Saturday, March 22, 2008

Fieldtrip: Jordanville, NY

The head of the Russian Orthodox Church Outside of Russia, Metropolitan Laurus, was buried yesterday at Holy Trinity Monastery in Jordanville, near Cooperstown and Utica in central New York State.

The highlight of his career was perhaps his leadership in
reunifying the Russian Orthodox Church Outside of Russia with the Patriarchate in Moscow last year.

Holy Trinity Monastery has an interesting story itself. Holy Trinity Monastery was founded in 1928 by Russian emigres living in Jordanville. The community was helped by another Russian emigre, Igor Sikorsky, of aviation fame.

A second strand of the monastery’s history traces its beginnings to a group of monks who fled the Pochaev Monastery in Ukraine in the face of the 1917 Bolshevik Revolution of 1917. They ended up in the Carpatho-Rusyn village of
Ladomirova (Ladomyorova), today in Slovakia.

Metropolitan Laurus, then known as Vasyl’ Shkurla, was born in
Ladomirova on 1 January 1928, and was active in the monastic community at an early age. He later joined the community, and fled with it when the Soviets occupied Czechoslovakia in World War II. The community ended up at the monastery in Jordanville, where it remains today. The current monastery church is a replica of the one at the Ladomirova monastery.


An interesting side note is that when the monks fled Slovakia and landed in New York they brought with them a Cyrillic printing press originally donated by the Carpathian Student Union in Prague with the help of Rusyn émigrés in the United States. The press printed a major inter-war newspaper aimed at Carpatho-Rusyns in Czechoslovakia and Poland, Pravoslavnaia Karpatskaia Rus’(Orthodox Carpatho-Rus’, 1928-1944) that continues to this day as Pravoslavnaia Rus’ (Orthodox Rus’, 1947-present).

Printing remains a major activity at the monastery. Elsewhere on the monastery grounds is the Holy Trinity Orthodox Seminary.
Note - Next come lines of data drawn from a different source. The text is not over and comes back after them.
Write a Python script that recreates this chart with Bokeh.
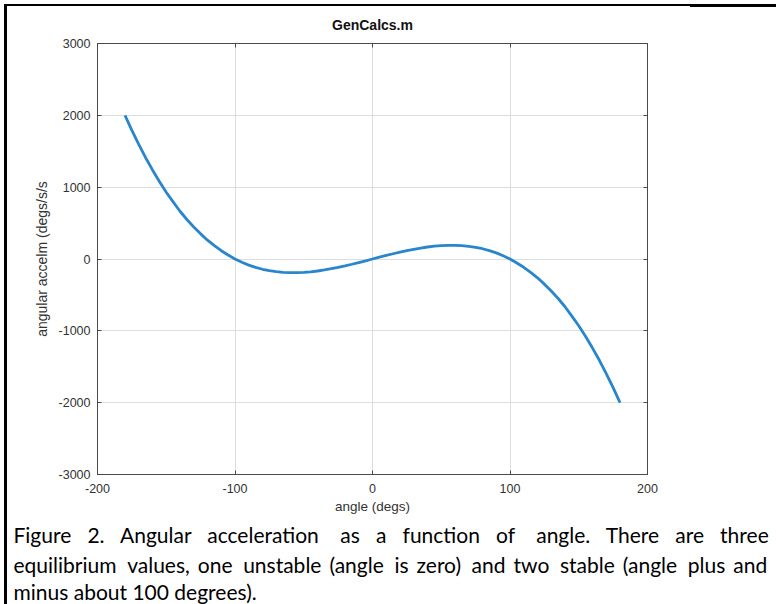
from bokeh.plotting import figure
from bokeh.models import (LinearAxis, FixedTicker, Range1d, ColumnDataSource,
                          CustomJSTickFormatter, Title)
from bokeh.embed import file_html
from bokeh.resources import INLINE

# ---- data ----
angle_deg = [-180, -175, -170, -165, -160, -155, -150, -145, -140, -135, -130, -125,
             -120, -115, -110, -105, -100, -95, -90, -85, -80, -75, -70, -65,
             -60, -55, -50, -45, -40, -35, -30, -25, -20, -15, -10, -5,
             0, 5, 10, 15, 20, 25, 30, 35, 40, 45, 50, 55,
             60, 65, 70, 75, 80, 85, 90, 95, 100, 105, 110, 115,
             120, 125, 130, 135, 140, 145, 150, 155, 160, 165, 170, 175, 180]
ang_accel = [2000, 1790, 1595, 1410, 1240, 1080, 930, 795, 665, 550, 445, 350,
             262, 185, 115, 55, 0, -46, -85, -117, -143, -163, -177, -186,
             -190, -190, -186, -178, -167, -152, -135, -116, -95, -73, -49, -25,
             0, 25, 49, 73, 95, 116, 135, 152, 167, 178, 186, 190,
             190, 186, 177, 163, 143, 117, 85, 46, 0, -55, -115, -185,
             -262, -350, -445, -550, -665, -795, -930, -1080, -1240, -1410, -1595, -1790, -2000]

x_ticks = [-200, -100, 0, 100, 200]
y_ticks = [-3000, -2000, -1000, 0, 1000, 2000, 3000]

title_text = "GenCalcs.m"
x_label = "angle (degs)"
y_label = "angular accelm (degs/s/s"
caption_line1 = ["Figure", "2.", "Angular", "acceleration", "as", "a", "function",
                 "of", "angle.", "There", "are", "three"]
caption_line2 = ["equilibrium", "values,", "one", "unstable", "(angle", "is", "zero)",
                 "and", "two", "stable", "(angle", "plus", "and"]
caption_line3 = "minus about 100 degrees)."

# ---- layout constants (canvas px) ----
W, H = 776, 604
FL, FR, FT, FB = 97, 647, 43, 474   # plot frame edges on the canvas

AX = "#4a4a4a"
TICK_TXT = "#333333"
FONT = "Liberation Sans"
NBSP = "\u00a0"
THIN = "\u2009"

# document border lines (drawn as CSS background layers of the figure element)
doc_border = ("linear-gradient(#000,#000) 4px 4px / 3px 600px no-repeat, "
              "linear-gradient(#000,#000) 4px 4px / 686px 2px no-repeat, "
              "linear-gradient(#000,#000) 690px 4px / 86px 3px no-repeat, #ffffff")

p = figure(width=W, height=H, output_backend="svg", toolbar_location=None,
           x_range=Range1d(-200, 200), y_range=Range1d(-3000, 3000),
           min_border_left=FL, min_border_right=W - FR,
           min_border_top=FT, min_border_bottom=H - FB,
           background_fill_color="white", border_fill_color=None,
           styles={"background": doc_border})
p.outline_line_color = AX

src = ColumnDataSource(dict(angle=angle_deg, accel=ang_accel))
p.line("angle", "accel", source=src, line_color="#2a86cc", line_width=2.8)

p.xgrid.ticker = FixedTicker(ticks=x_ticks)
p.ygrid.ticker = FixedTicker(ticks=y_ticks)
p.xgrid.grid_line_color = "#dddddd"
p.ygrid.grid_line_color = "#dddddd"

plain = CustomJSTickFormatter(code="return tick.toString()")
blank = CustomJSTickFormatter(code="return ''")


def style_axis(ax, ticks):
    ax.ticker = FixedTicker(ticks=ticks)
    ax.major_tick_in = 4
    ax.major_tick_out = 0
    ax.minor_tick_line_color = None
    ax.axis_line_color = AX
    ax.major_tick_line_color = AX
    ax.major_label_text_color = TICK_TXT
    ax.major_label_text_font = FONT
    ax.major_label_text_font_size = "12.5px"


xa = p.xaxis[0]
style_axis(xa, x_ticks)
xa.formatter = plain
xa.major_label_standoff = 9
xa.axis_label = x_label
xa.axis_label_text_font = FONT
xa.axis_label_text_font_size = "13.5px"
xa.axis_label_text_font_style = "normal"
xa.axis_label_text_color = TICK_TXT
xa.axis_label_standoff = 3

ya = p.yaxis[0]
style_axis(ya, y_ticks)
ya.formatter = plain
ya.major_label_standoff = 7
ya.axis_label = y_label
ya.axis_label_text_font = FONT
ya.axis_label_text_font_size = "14px"
ya.axis_label_text_font_style = "normal"
ya.axis_label_text_color = TICK_TXT
ya.axis_label_standoff = 6

top = LinearAxis(formatter=blank)
style_axis(top, x_ticks)
top.major_label_text_font_size = "1px"
top.major_label_standoff = 0
top.axis_label = title_text
top.axis_label_text_font = FONT
top.axis_label_text_font_size = "14px"
top.axis_label_text_font_style = "bold"
top.axis_label_text_color = "#111111"
top.axis_label_standoff = 11
p.add_layout(top, "above")

right = LinearAxis(formatter=blank)
style_axis(right, y_ticks)
right.major_label_text_font_size = "1px"
right.major_label_standoff = 0
p.add_layout(right, "right")


# ---- caption (justified lines: widened word gaps) ----
def justify(words, gaps):
    out = words[0]
    for g, w in zip(gaps, words[1:]):
        out += g + w
    return out


g3, g4 = NBSP * 3, NBSP * 4
line1 = justify(caption_line1, [g3, g3, g3, g4, g3, g3, g3, g4, g3, g3, g3])
ga, gb = NBSP + THIN, NBSP + THIN + THIN
line2 = justify(caption_line2, [gb, ga, gb, ga, gb, ga, gb, ga, gb, ga, gb, ga])

CAP = dict(text_font="Lato", text_font_size="21px", text_font_style="normal",
           text_color="black", align="left", offset=13 - FL)
p.add_layout(Title(text=line1, standoff=6, **CAP), "below")
p.add_layout(Title(text=line2, standoff=0, **CAP), "below")
p.add_layout(Title(text=caption_line3, standoff=0, **CAP), "below")

open("out.html", "w").write(file_html(p, INLINE))
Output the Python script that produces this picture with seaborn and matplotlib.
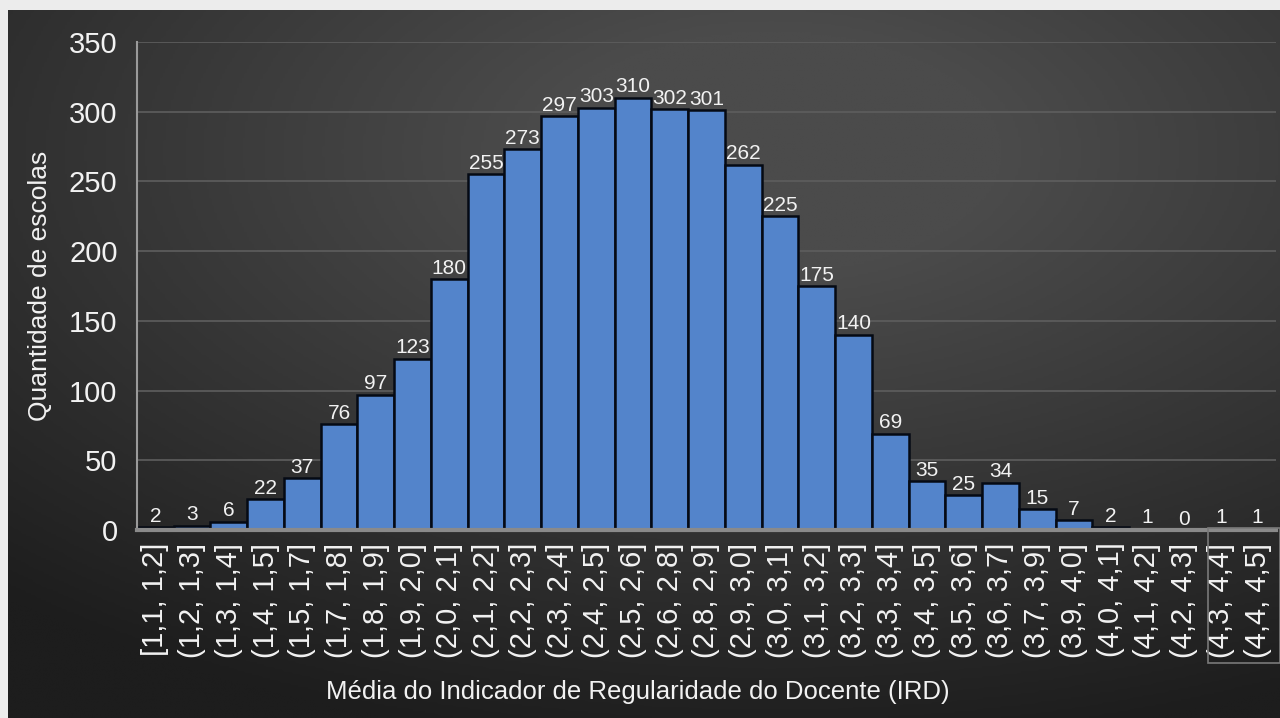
import matplotlib
matplotlib.use("Agg")
import matplotlib.pyplot as plt
import seaborn as sns
import pandas as pd
import numpy as np

sns.set_style("dark")
plt.rcParams['font.family'] = ['Liberation Sans', 'DejaVu Sans']

# data
faixas = ['[1,1, 1,2]', '(1,2, 1,3]', '(1,3, 1,4]', '(1,4, 1,5]', '(1,5, 1,7]',
          '(1,7, 1,8]', '(1,8, 1,9]', '(1,9, 2,0]', '(2,0, 2,1]', '(2,1, 2,2]',
          '(2,2, 2,3]', '(2,3, 2,4]', '(2,4, 2,5]', '(2,5, 2,6]', '(2,6, 2,8]',
          '(2,8, 2,9]', '(2,9, 3,0]', '(3,0, 3,1]', '(3,1, 3,2]', '(3,2, 3,3]',
          '(3,3, 3,4]', '(3,4, 3,5]', '(3,5, 3,6]', '(3,6, 3,7]', '(3,7, 3,9]',
          '(3,9, 4,0]', '(4,0, 4,1]', '(4,1, 4,2]', '(4,2, 4,3]', '(4,3, 4,4]',
          '(4,4, 4,5]']
escolas = [2, 3, 6, 22, 37, 76, 97, 123, 180, 255, 273, 297, 303, 310, 302,
           301, 262, 225, 175, 140, 69, 35, 25, 34, 15, 7, 2, 1, 0, 1, 1]

df = pd.DataFrame({'Faixa': faixas, 'Escolas': escolas})

fig = plt.figure(figsize=(12.8, 7.18), dpi=100)
fig.patch.set_facecolor('#ececec')

# dark radial background
bg = fig.add_axes([8 / 1280, 0, 1 - 8 / 1280, 1 - 10 / 718])
yy, xx = np.mgrid[0:1:300j, 0:1:500j]
r = np.sqrt(((xx - 0.6) / 0.9) ** 2 + ((yy - 0.2) / 0.85) ** 2)
grad = np.clip(1 - r, 0, 1)
bg.imshow(grad, cmap=sns.blend_palette(['#1d1d1d', '#4b4b4b'], as_cmap=True),
          aspect='auto', extent=[0, 1, 0, 1], vmin=0, vmax=0.8)
bg.axis('off')

ax = fig.add_axes([137 / 1280, 188 / 718, 1139 / 1280, 488 / 718])
ax.set_facecolor('none')
sns.barplot(data=df, x='Faixa', y='Escolas', color='#5384cb', saturation=1,
            edgecolor='#050a14', linewidth=1.8, width=1.0, ax=ax)
ax.bar_label(ax.containers[0], color='#f2f2f2', fontsize=15, padding=1)

ax.set_ylim(0, 350)
ax.set_xlim(-0.5, len(faixas) - 0.5)
ax.set_yticks(range(0, 351, 50))
ax.grid(axis='y', color='#5e5e5e', linewidth=1.2)
ax.set_axisbelow(True)
ax.tick_params(axis='y', colors='#f2f2f2', labelsize=21, length=0, pad=14)
ax.tick_params(axis='x', colors='#f2f2f2', labelsize=21, length=0, pad=9,
               labelrotation=90)
for s in ['top', 'right']:
    ax.spines[s].set_visible(False)
ax.spines['left'].set_color('#9a9a9a')
ax.spines['left'].set_linewidth(1.5)
ax.spines['bottom'].set_color('#8a8a8a')
ax.spines['bottom'].set_linewidth(3)

ax.set_ylabel('Quantidade de escolas', color='#f2f2f2', fontsize=19, labelpad=12)
ax.set_xlabel('')
fig.text(0.498, 26 / 718, 'Média do Indicador de Regularidade do Docente (IRD)',
         color='#f2f2f2', fontsize=18.5, ha='center', va='center')

# faint selection box around the last two tick labels
fig.patches.append(plt.Rectangle((1208 / 1280, 55 / 718), 72 / 1280, 135 / 718,
                                 transform=fig.transFigure, fill=False,
                                 edgecolor='#7a7a7a', linewidth=1.2))

plt.savefig('out.png', dpi=100)
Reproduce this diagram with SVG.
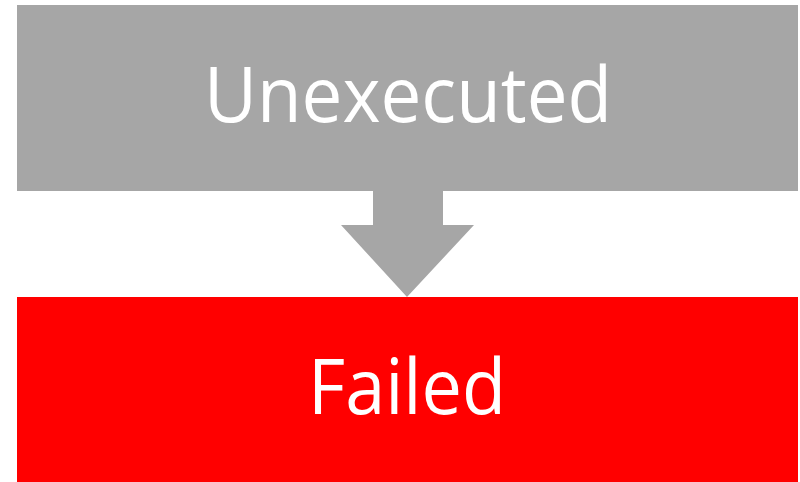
<svg xmlns="http://www.w3.org/2000/svg" width="800" height="482" viewBox="0 0 800 482">
  <style>
    .lbl { font-family: "Open Sans", "Liberation Sans", sans-serif; font-size: 76px; fill: #ffffff; text-anchor: middle; }
  </style>
  <rect x="0" y="0" width="800" height="482" fill="#ffffff"/>
  <g id="connectors">
    <polygon points="373,189 443,189 443,225 474,225 407,297 341,225 373,225" fill="#a6a6a6"/>
  </g>
  <g id="unexecuted">
    <rect x="17" y="5" width="781" height="186" fill="#a6a6a6"/>
    <text class="lbl" x="408" y="122" textLength="408" lengthAdjust="spacingAndGlyphs">Unexecuted</text>
  </g>
  <g id="failed">
    <rect x="17" y="297" width="781" height="185" fill="#ff0000"/>
    <text class="lbl" x="407" y="414" textLength="198" lengthAdjust="spacingAndGlyphs">Failed</text>
  </g>
</svg>
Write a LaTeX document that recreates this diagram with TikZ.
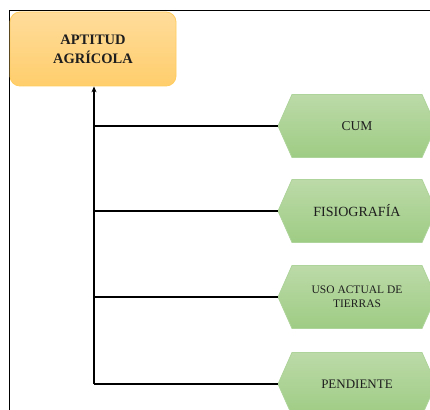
\documentclass[tikz,border=0pt]{standalone}
\usepackage{fontspec}
\setmainfont{Liberation Serif}
\usetikzlibrary{arrows.meta}
\definecolor{orTop}{RGB}{255,220,155}
\definecolor{orBot}{RGB}{255,206,108}
\definecolor{orLine}{RGB}{255,205,95}
\definecolor{grTop}{RGB}{188,218,168}
\definecolor{grBot}{RGB}{158,204,132}
\definecolor{grLine}{RGB}{175,212,155}
\definecolor{txt}{RGB}{30,30,30}
\tikzset{
  mainbox/.style={draw=orLine, line width=0.8pt, rounded corners=10pt,
    top color=orTop, bottom color=orBot, minimum width=166pt, minimum height=74pt,
    align=center, font=\fontsize{14.5}{19}\selectfont\bfseries, text=txt, inner sep=0pt},
  hexfill/.style={draw=grLine, line width=0.8pt, top color=grTop, bottom color=grBot},
  hextext/.style={align=center, text=txt, inner sep=0pt},
  conn/.style={draw=black, line width=1.3pt},
  frame/.style={draw=black, line width=1pt}
}
\begin{document}
\begin{tikzpicture}[x=1pt,y=-1pt]
\useasboundingbox (0,0) rectangle (430,409);
\clip (0,0) rectangle (430,409);
\fill[white] (0,0) rectangle (430,409);
\draw[frame] (9,418) -- (9,11) -- (440,11);
\node[mainbox] (apt) at (93,49) {APTITUD\\AGRÍCOLA};
\foreach \nm/\yy/\tx/\fs in {cum/126/{CUM}/13.5, fis/211/{FISIOGRAFÍA}/14, uso/297/{USO ACTUAL DE\\TIERRAS}/11.5, pen/384/{PENDIENTE}/13}{
  \shade[hexfill] (278,\yy) -- (292,\yy-31.5) -- (422,\yy-31.5) -- (436,\yy) -- (422,\yy+31.5) -- (292,\yy+31.5) -- cycle;
  \coordinate (\nm tip) at (278,\yy);
  \node[hextext, font=\fontsize{\fs}{14}\selectfont] (\nm) at (357,\yy) {\tx};
}
\coordinate (tb) at (94,384);
\draw[conn, -{Stealth[length=6pt,width=5pt]}] (tb) -- (tb |- apt.south);
\draw[conn] (tb |- cumtip) -- (cumtip);
\draw[conn] (tb |- fistip) -- (fistip);
\draw[conn] (tb |- usotip) -- (usotip);
\draw[conn] (tb) -- (pentip);
\end{tikzpicture}
\end{document}
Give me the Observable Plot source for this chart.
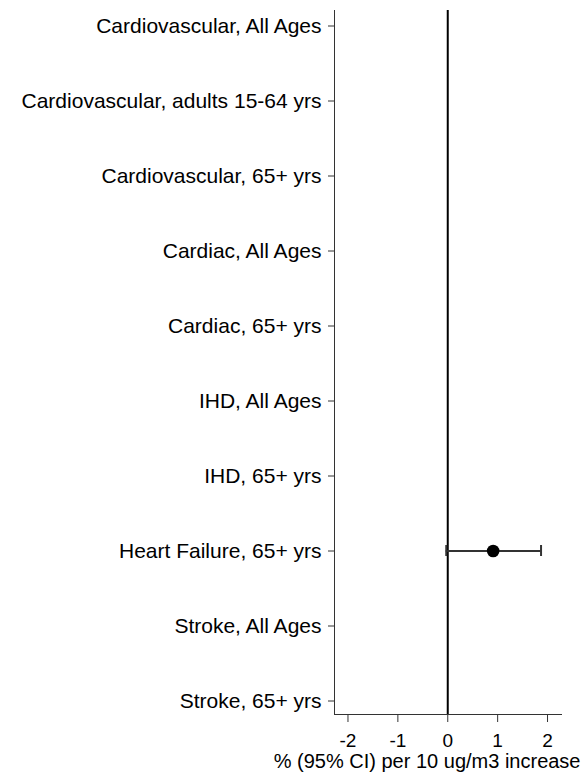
<!DOCTYPE html>
<html>
<head>
<meta charset="utf-8">
<script src="https://cdn.jsdelivr.net/npm/d3@7"></script>
<script src="https://cdn.jsdelivr.net/npm/@observablehq/plot@0.6"></script>
<style>
  html, body { margin: 0; padding: 0; background: #fff; }
  svg { font-family: "Liberation Sans", Arial, sans-serif; }
</style>
</head>
<body>
<div id="chart"></div>
<script>
const categories = [
  "Cardiovascular, All Ages",
  "Cardiovascular, adults 15-64 yrs",
  "Cardiovascular, 65+ yrs",
  "Cardiac, All Ages",
  "Cardiac, 65+ yrs",
  "IHD, All Ages",
  "IHD, 65+ yrs",
  "Heart Failure, 65+ yrs",
  "Stroke, All Ages",
  "Stroke, 65+ yrs"
];
const estOutcome = ["Heart Failure, 65+ yrs"];
const estimate = [0.91];
const ciLow = [-0.03];
const ciHigh = [1.87];
const xTicks = [-2, -1, 0, 1, 2];
const xLabel = "% (95% CI) per 10 ug/m3 increase";

const data = estOutcome.map((c, i) => ({cat: c, est: estimate[i], lo: ciLow[i], hi: ciHigh[i]}));

const chart = Plot.plot({
  width: 583,
  height: 773,
  marginLeft: 334,
  marginRight: 22,
  marginTop: 10,
  marginBottom: 59,
  style: {fontFamily: '"Liberation Sans", Arial, sans-serif', fontSize: "20px", color: "#000", background: "#fff"},
  x: {domain: [-2.27, 2.28]},
  y: {type: "band", domain: categories, range: [-12.5, 737.5], padding: 0},
  marks: [
    Plot.frame({anchor: "left", stroke: "#333", strokeWidth: 1}),
    Plot.frame({anchor: "bottom", stroke: "#333", strokeWidth: 1}),
    Plot.axisY({tickSize: 6, tickPadding: 7, label: null, fontSize: 21, stroke: "#333"}),
    Plot.axisX({ticks: xTicks, tickFormat: d => d < 0 ? "-" + Math.abs(d) : String(d), tickSize: 8, tickPadding: 11, label: null, fontSize: 19, stroke: "#333"}),
    Plot.ruleX([0], {stroke: "#000", strokeWidth: 2}),
    Plot.ruleY(data, {y: "cat", x1: "lo", x2: "hi", stroke: "#333", strokeWidth: 2}),
    Plot.tickX(data, {x: "lo", y: "cat", stroke: "#333", strokeWidth: 2, insetTop: 32, insetBottom: 32}),
    Plot.tickX(data, {x: "hi", y: "cat", stroke: "#333", strokeWidth: 2, insetTop: 32, insetBottom: 32}),
    Plot.dot(data, {x: "est", y: "cat", r: 6.3, fill: "#000", stroke: "none"}),
    Plot.text([xLabel], {frameAnchor: "bottom-right", textAnchor: "end", lineAnchor: "middle", dx: 19, dy: 47, fontSize: 20, fill: "#000"})
  ]
});
document.getElementById("chart").appendChild(chart);
</script>
</body>
</html>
Holy Trinity Monastery was named one of the “Seven to Save” by the Preservation League of New York State in the face of a large-scale wind power project that would see the surrounding area planted with nearly 50 wind turbines.

A full history of the monastery can be found in three parts on the ROCOR website:
one, two, three. And a video report about Metropolian Laurus, as well as about the funeral, can be found on the website of Russia Today.
More photos:



1 comment:

Katja R. said...

I have a friend who did not know she had Rusyn people in her family tree! It was very exciting for her to find this out. As well there is a tiny Rusyn minority in BiH.